India is the setting for Alison McQueen's novels, The Secret Children and Under the Jewelled Sky, and it's a country which is literally in her blood, as her mother is Indian. Perhaps as a result of this close connection, she has a feel for its depiction in fiction but uses that sensitivity so that her satisfying stories are seasoned with just the right amount of detail based on place and period, and her research - though clearly comprehensive - is incorporated with a light hand.
Under the Jewelled Sky is a bittersweet romantic novel which begins in the late 1940s as the country looks towards independence and inevitable social and cultural change. Its main character is Sophie Schofield, the young daughter of a doctor who is physician to a maharaja. The family lives in the vast and opulent palace where Sophie is isolated and lonely until by chance she meets Jag, the son of the maharaja's bearer, and a close but forbidden friendship develops.

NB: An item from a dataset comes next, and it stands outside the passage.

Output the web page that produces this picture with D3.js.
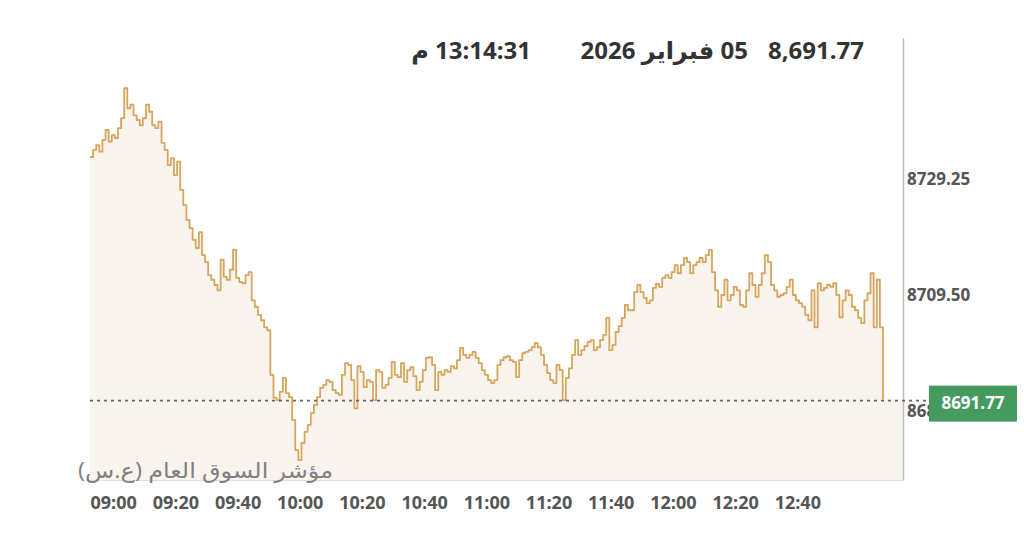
<!DOCTYPE html>
<html lang="ar">
<head>
<meta charset="utf-8">
<script src="https://cdn.jsdelivr.net/npm/d3@7"></script>
<style>
  html, body { margin: 0; padding: 0; background: #fff; }
  #main svg { display: block; }
</style>
</head>
<body>
<div id="main"></div>
<script>
// one price per minute starting at 09:00
const START_TIME = "09:00";
const prices = [
  8733.0, 8734.2, 8735.0, 8733.9, 8735.9, 8737.6, 8735.6, 8736.7, 8736.2, 8737.9,
  8739.6, 8744.7, 8741.3, 8741.9, 8740.1, 8739.3, 8738.4, 8739.6, 8741.9, 8740.7,
  8738.4, 8737.9, 8739.0, 8735.4, 8734.2, 8731.6, 8732.8, 8729.9, 8732.2, 8727.4,
  8724.8, 8722.3, 8720.9, 8718.9, 8717.5, 8720.2, 8716.3, 8715.1, 8712.9, 8712.1,
  8711.2, 8710.3, 8715.5, 8712.6, 8712.1, 8713.8, 8717.2, 8712.4, 8711.7, 8711.5,
  8712.9, 8713.4, 8708.6, 8707.5, 8706.1, 8705.2, 8704.0, 8703.5, 8695.9, 8692.0,
  8691.6, 8693.0, 8695.4, 8692.8, 8692.1, 8688.2, 8683.1, 8681.4, 8684.3, 8686.2,
  8687.4, 8689.4, 8690.8, 8692.1, 8693.7, 8694.2, 8695.0, 8694.7, 8693.3, 8692.8,
  8692.5, 8695.9, 8697.9, 8697.6, 8695.0, 8690.2, 8697.4, 8696.4, 8693.8, 8695.0,
  8694.7, 8691.6, 8696.7, 8696.4, 8693.7, 8694.2, 8695.4, 8698.1, 8695.9, 8695.5,
  8697.9, 8694.7, 8696.7, 8697.2, 8695.7, 8693.3, 8694.7, 8696.7, 8698.8, 8698.9,
  8697.6, 8693.3, 8696.4, 8695.9, 8696.7, 8696.4, 8697.4, 8697.0, 8698.4, 8700.5,
  8699.3, 8698.8, 8699.3, 8699.8, 8698.8, 8697.9, 8696.7, 8695.9, 8695.0, 8694.5,
  8695.0, 8697.6, 8698.4, 8698.9, 8699.1, 8698.4, 8698.1, 8695.5, 8698.4, 8699.6,
  8699.8, 8700.1, 8700.6, 8701.3, 8700.6, 8699.3, 8697.6, 8696.2, 8695.0, 8694.5,
  8697.6, 8696.7, 8691.6, 8695.4, 8697.0, 8699.3, 8701.8, 8699.3, 8700.1, 8700.8,
  8701.5, 8701.8, 8700.1, 8700.6, 8701.8, 8702.7, 8705.6, 8700.1, 8701.0, 8703.2,
  8704.2, 8705.6, 8707.8, 8706.9, 8706.9, 8710.0, 8711.2, 8710.0, 8709.0, 8708.1,
  8708.6, 8710.7, 8711.4, 8710.9, 8712.4, 8712.9, 8712.4, 8713.4, 8714.6, 8713.2,
  8714.6, 8715.8, 8715.1, 8713.2, 8714.6, 8715.1, 8715.8, 8715.1, 8716.3, 8717.2,
  8713.4, 8710.3, 8707.5, 8709.5, 8712.1, 8708.6, 8709.5, 8710.9, 8710.3, 8707.8,
  8707.5, 8710.3, 8713.2, 8711.2, 8709.2, 8711.2, 8713.2, 8716.3, 8715.1, 8711.2,
  8710.3, 8709.2, 8709.5, 8709.8, 8710.9, 8712.1, 8709.5, 8708.6, 8708.1, 8707.5,
  8706.1, 8705.2, 8710.3, 8704.0, 8711.5, 8710.3, 8710.7, 8711.2, 8710.9, 8711.5,
  8709.5, 8705.7, 8708.6, 8710.3, 8709.5, 8707.5, 8706.9, 8705.6, 8704.7, 8708.6,
  8709.8, 8713.2, 8704.0, 8712.1, 8704.0, 8691.77
];
const lastPrice = 8691.77;
const yTicks = [8689.75, 8709.50, 8729.25];
const xTickLabels = ["09:00", "09:20", "09:40", "10:00", "10:20", "10:40",
                     "11:00", "11:20", "11:40", "12:00", "12:20", "12:40"];
const headerValue = "8,691.77";
const headerDate = "05 فبراير 2026";
const headerTime = "13:14:31 م";
const indexName = "مؤشر السوق العام (ع.س)";

const ctx = {
    w: 1024,
    h: 551,
    left: 90,
    lastX: 883,   // where the last quote sits
    right: 903,   // price axis
    top: 38,
    bottom: 480,
    yMin: 8678.0,
    yMax: 8753.26,
    LINE_COLOR: "#d6a65e",
    FILL_COLOR: "#faf4ee",
    TEXT_COLOR: "#555",
    FONT: "'Open Sans', 'Noto Sans', 'DejaVu Sans', sans-serif",
};

function createViz(){
    const svg = d3.select("#main").append("svg")
        .attr("width", ctx.w)
        .attr("height", ctx.h);

    const parse = d3.timeParse("%H:%M");
    const t0 = parse(START_TIME);
    const data = prices.map((p, i) => ({t: d3.timeMinute.offset(t0, i), v: p}));
    const tLast = data[data.length - 1].t;

    const x = d3.scaleTime().domain([t0, tLast]).range([ctx.left, ctx.lastX]);
    const y = d3.scaleLinear().domain([ctx.yMin, ctx.yMax]).range([ctx.bottom, ctx.top]);

    // area below the line, carried flat to the axis after the last quote
    const areaData = data.concat([{t: x.invert(ctx.right), v: lastPrice}]);
    svg.append("path")
        .datum(areaData)
        .attr("fill", ctx.FILL_COLOR)
        .attr("d", d3.area()
            .curve(d3.curveStepAfter)
            .x(d => x(d.t))
            .y0(ctx.bottom)
            .y1(d => y(d.v)));

    // bottom edge of plot
    svg.append("line")
        .attr("x1", ctx.left).attr("x2", ctx.right)
        .attr("y1", ctx.bottom + 0.5).attr("y2", ctx.bottom + 0.5)
        .attr("stroke", "#e2dcd6");

    svg.append("path")
        .datum(data)
        .attr("fill", "none")
        .attr("stroke", ctx.LINE_COLOR)
        .attr("stroke-width", 1.8)
        .attr("stroke-linejoin", "round")
        .attr("d", d3.line()
            .curve(d3.curveStepAfter)
            .x(d => x(d.t))
            .y(d => y(d.v)));

    // y axis on the right
    const yAxis = svg.append("g")
        .attr("transform", `translate(${ctx.right},0)`)
        .call(d3.axisRight(y).tickValues(yTicks).tickFormat(d3.format(".2f"))
              .tickSize(0).tickSizeOuter(0).tickPadding(4));
    yAxis.select(".domain").attr("stroke", "#bdbdbd").attr("stroke-width", 1.5);
    yAxis.selectAll("text")
        .attr("fill", ctx.TEXT_COLOR)
        .style("font-family", ctx.FONT)
        .style("font-size", "17px")
        .style("font-weight", "700");

    // x axis, labels start at the tick
    const xAxis = svg.append("g")
        .attr("transform", `translate(0,${ctx.bottom})`)
        .call(d3.axisBottom(x).tickValues(xTickLabels.map(parse))
              .tickFormat(d3.timeFormat("%H:%M")).tickSize(0).tickPadding(16));
    xAxis.select(".domain").remove();
    xAxis.selectAll("text")
        .attr("text-anchor", "start")
        .attr("fill", ctx.TEXT_COLOR)
        .style("font-family", ctx.FONT)
        .style("font-size", "18px")
        .style("font-weight", "700");

    // last price line and badge
    const ly = y(lastPrice) + 1.5;
    svg.append("line")
        .attr("x1", ctx.left).attr("x2", 930)
        .attr("y1", ly).attr("y2", ly)
        .attr("stroke", "#666")
        .attr("stroke-width", 1.6)
        .attr("stroke-dasharray", "3,4");
    svg.append("rect")
        .attr("x", 929).attr("y", ly - 15)
        .attr("width", 88).attr("height", 36)
        .attr("fill", "#449a5f");
    svg.append("text")
        .attr("x", 973).attr("y", ly + 4)
        .attr("text-anchor", "middle")
        .attr("dominant-baseline", "middle")
        .attr("fill", "#fff")
        .style("font-family", ctx.FONT)
        .style("font-size", "17px")
        .style("font-weight", "700")
        .text(d3.format(".2f")(lastPrice));

    // index name
    svg.append("text")
        .attr("x", 333).attr("y", 478)
        .attr("direction", "rtl")
        .attr("text-anchor", "start")
        .attr("fill", "#808080")
        .attr("textLength", 255)
        .attr("lengthAdjust", "spacingAndGlyphs")
        .style("font-family", ctx.FONT)
        .style("font-size", "21px")
        .text(indexName);

    // header
    const header = [
        {txt: headerValue, x: 864},
        {txt: headerDate, x: 748},
        {txt: headerTime, x: 531},
    ];
    svg.selectAll(".hdr")
        .data(header)
        .enter()
        .append("text")
        .attr("class", "hdr")
        .attr("x", d => d.x).attr("y", 59)
        .attr("direction", "rtl")
        .attr("text-anchor", "start")
        .attr("fill", "#333")
        .style("font-family", ctx.FONT)
        .style("font-size", "24px")
        .style("font-weight", "700")
        .text(d => d.txt);
}

createViz();
</script>
</body>
</html>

Ten years on, Sophie is married to Lucien, a diplomat, and the two take up a New Delhi posting, living in an ex-pat enclave with a full if shallow social life. But all is not well with the marriage, and it is a very different side of India which seems to have a hold over Sophie. Then events take a dramatic turn ...
The book gives us a glimpse of the old order, of autocracy, unimaginable riches, and a vanished way of life; it moves on to partition and to a time of mass movement of people, rioting, refugee camps, displacement and death; and then it shows us the glamour of a privileged group in the late '50s, and the gentle charm of life in the hill station Ootacamund. This background gives colour and pace to the central coming-of-age story which is one of love, loss, and loyalty, and which is a very engaging read.